** Aim **
Retype the stretch of lines that starts at the line containing "Recreate this image" and ends at the line containing "const px = v", inclusive. Do not include pictures.

** Available records **
#####
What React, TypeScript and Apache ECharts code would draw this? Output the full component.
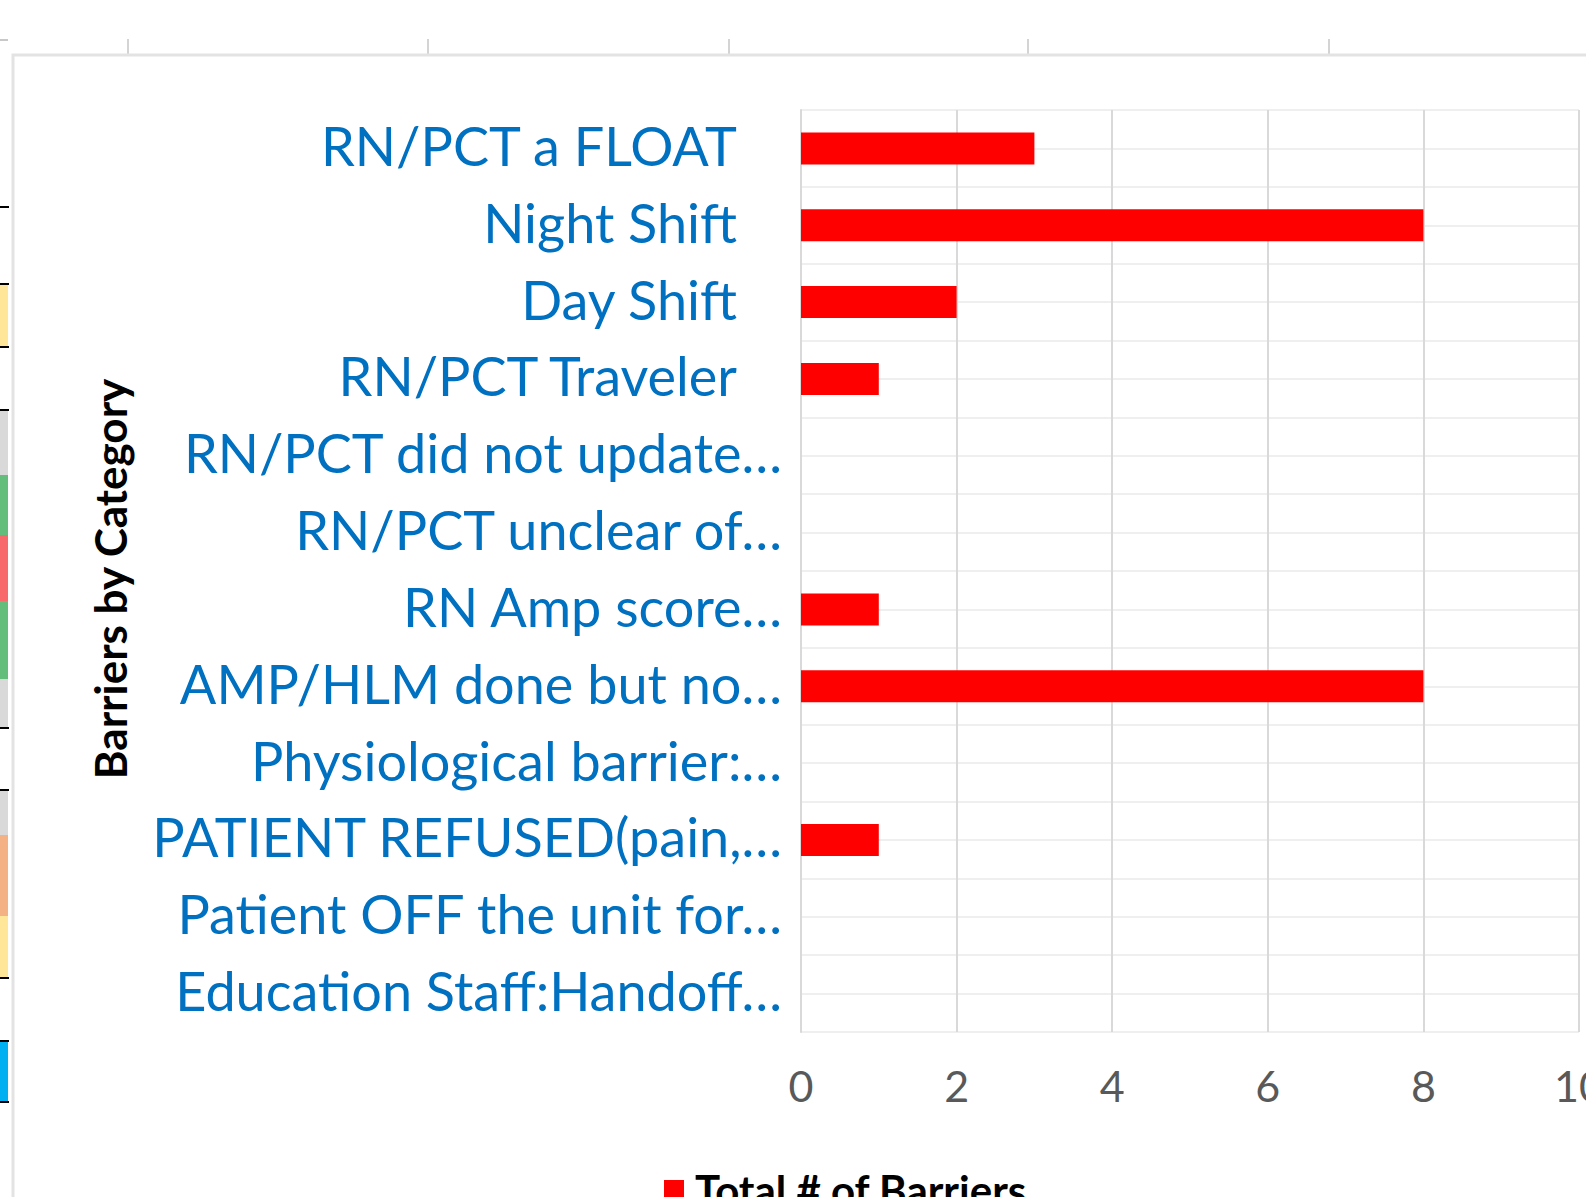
#####
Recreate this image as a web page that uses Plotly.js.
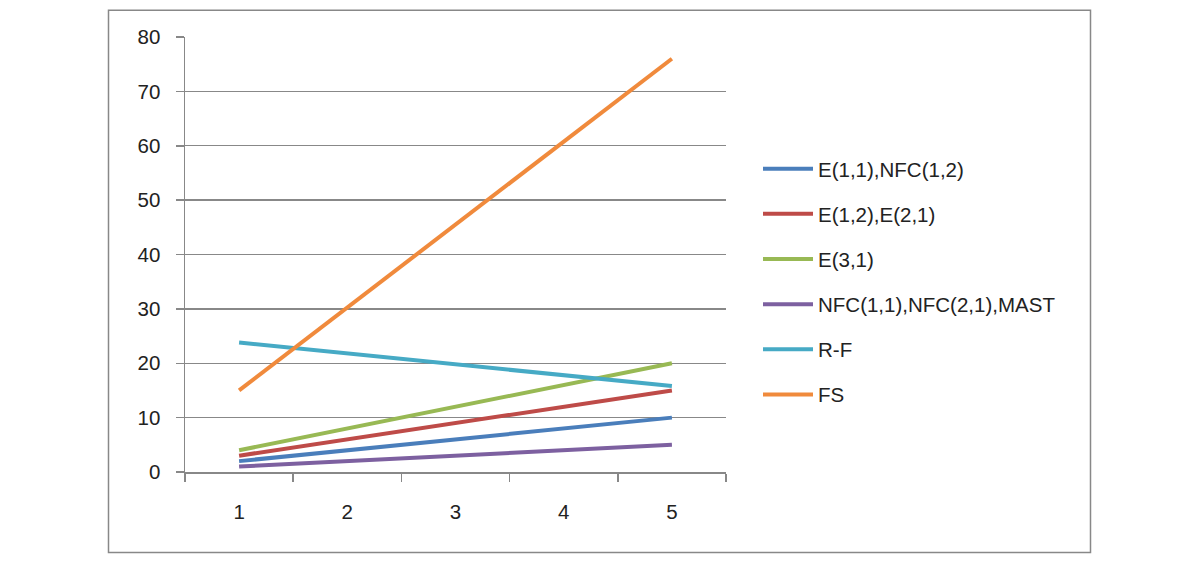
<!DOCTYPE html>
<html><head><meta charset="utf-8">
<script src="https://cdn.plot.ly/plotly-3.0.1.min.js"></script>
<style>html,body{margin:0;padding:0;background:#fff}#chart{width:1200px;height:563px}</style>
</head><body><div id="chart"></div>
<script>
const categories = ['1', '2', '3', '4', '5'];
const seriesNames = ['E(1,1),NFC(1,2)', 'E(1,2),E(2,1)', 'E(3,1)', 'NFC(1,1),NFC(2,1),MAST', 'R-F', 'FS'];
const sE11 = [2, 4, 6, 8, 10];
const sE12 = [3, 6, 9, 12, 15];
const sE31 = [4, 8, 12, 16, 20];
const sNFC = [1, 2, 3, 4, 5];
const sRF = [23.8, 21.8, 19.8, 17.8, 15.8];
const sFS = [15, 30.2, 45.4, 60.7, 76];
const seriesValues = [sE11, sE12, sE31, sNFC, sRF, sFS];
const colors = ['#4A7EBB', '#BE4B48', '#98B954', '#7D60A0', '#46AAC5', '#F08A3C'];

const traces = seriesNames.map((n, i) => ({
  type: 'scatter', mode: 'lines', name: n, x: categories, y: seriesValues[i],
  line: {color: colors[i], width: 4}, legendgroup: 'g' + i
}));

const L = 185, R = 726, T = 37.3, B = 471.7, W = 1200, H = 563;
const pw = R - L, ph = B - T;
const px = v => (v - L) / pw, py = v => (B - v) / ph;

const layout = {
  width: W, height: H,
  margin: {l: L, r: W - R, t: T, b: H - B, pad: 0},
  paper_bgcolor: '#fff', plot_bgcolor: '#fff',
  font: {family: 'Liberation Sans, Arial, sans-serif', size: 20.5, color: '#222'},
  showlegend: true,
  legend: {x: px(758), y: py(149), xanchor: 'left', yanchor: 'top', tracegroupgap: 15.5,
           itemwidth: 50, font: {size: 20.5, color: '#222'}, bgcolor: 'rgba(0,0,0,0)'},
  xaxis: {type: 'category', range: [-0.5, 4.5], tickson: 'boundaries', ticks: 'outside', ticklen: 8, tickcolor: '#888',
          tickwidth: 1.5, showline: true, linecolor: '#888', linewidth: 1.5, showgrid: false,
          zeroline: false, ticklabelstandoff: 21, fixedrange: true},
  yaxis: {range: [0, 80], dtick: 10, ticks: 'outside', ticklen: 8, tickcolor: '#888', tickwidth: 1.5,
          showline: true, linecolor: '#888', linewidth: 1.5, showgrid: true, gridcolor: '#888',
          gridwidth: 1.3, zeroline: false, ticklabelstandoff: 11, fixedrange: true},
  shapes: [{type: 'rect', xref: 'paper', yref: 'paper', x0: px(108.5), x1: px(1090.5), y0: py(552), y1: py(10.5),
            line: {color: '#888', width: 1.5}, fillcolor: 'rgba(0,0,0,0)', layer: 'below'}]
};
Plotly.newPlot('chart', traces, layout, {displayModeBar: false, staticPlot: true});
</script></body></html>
#####
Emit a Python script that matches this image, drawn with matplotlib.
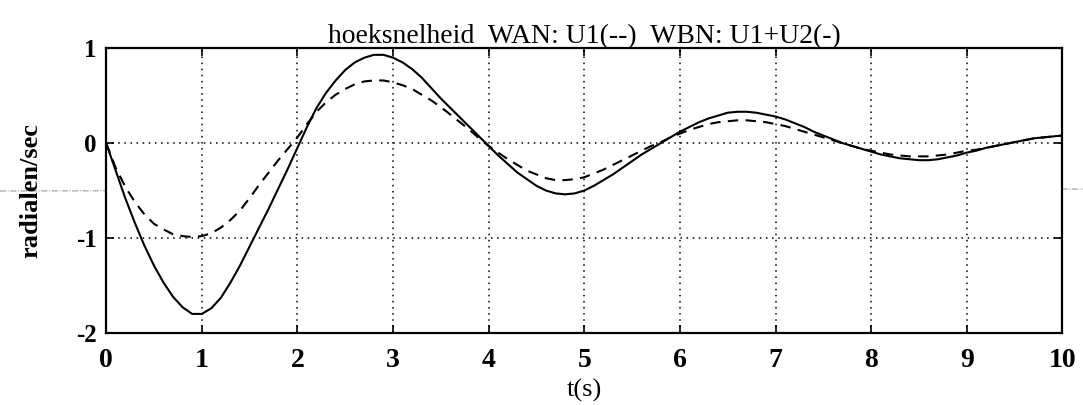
#####
** Task response **
Recreate this image as a web page that uses Plotly.js.
<!DOCTYPE html>
<html><head><meta charset="utf-8">
<script src="https://cdn.plot.ly/plotly-3.0.1.min.js"></script>
<style>html,body{margin:0;padding:0;background:#fff}#chart{width:1200px;height:563px}</style>
</head><body><div id="chart"></div>
<script>
const categories = ['1', '2', '3', '4', '5'];
const seriesNames = ['E(1,1),NFC(1,2)', 'E(1,2),E(2,1)', 'E(3,1)', 'NFC(1,1),NFC(2,1),MAST', 'R-F', 'FS'];
const sE11 = [2, 4, 6, 8, 10];
const sE12 = [3, 6, 9, 12, 15];
const sE31 = [4, 8, 12, 16, 20];
const sNFC = [1, 2, 3, 4, 5];
const sRF = [23.8, 21.8, 19.8, 17.8, 15.8];
const sFS = [15, 30.2, 45.4, 60.7, 76];
const seriesValues = [sE11, sE12, sE31, sNFC, sRF, sFS];
const colors = ['#4A7EBB', '#BE4B48', '#98B954', '#7D60A0', '#46AAC5', '#F08A3C'];

const traces = seriesNames.map((n, i) => ({
  type: 'scatter', mode: 'lines', name: n, x: categories, y: seriesValues[i],
  line: {color: colors[i], width: 4}, legendgroup: 'g' + i
}));

const L = 185, R = 726, T = 37.3, B = 471.7, W = 1200, H = 563;
const pw = R - L, ph = B - T;
const px = v => (v - L) / pw, py = v => (B - v) / ph;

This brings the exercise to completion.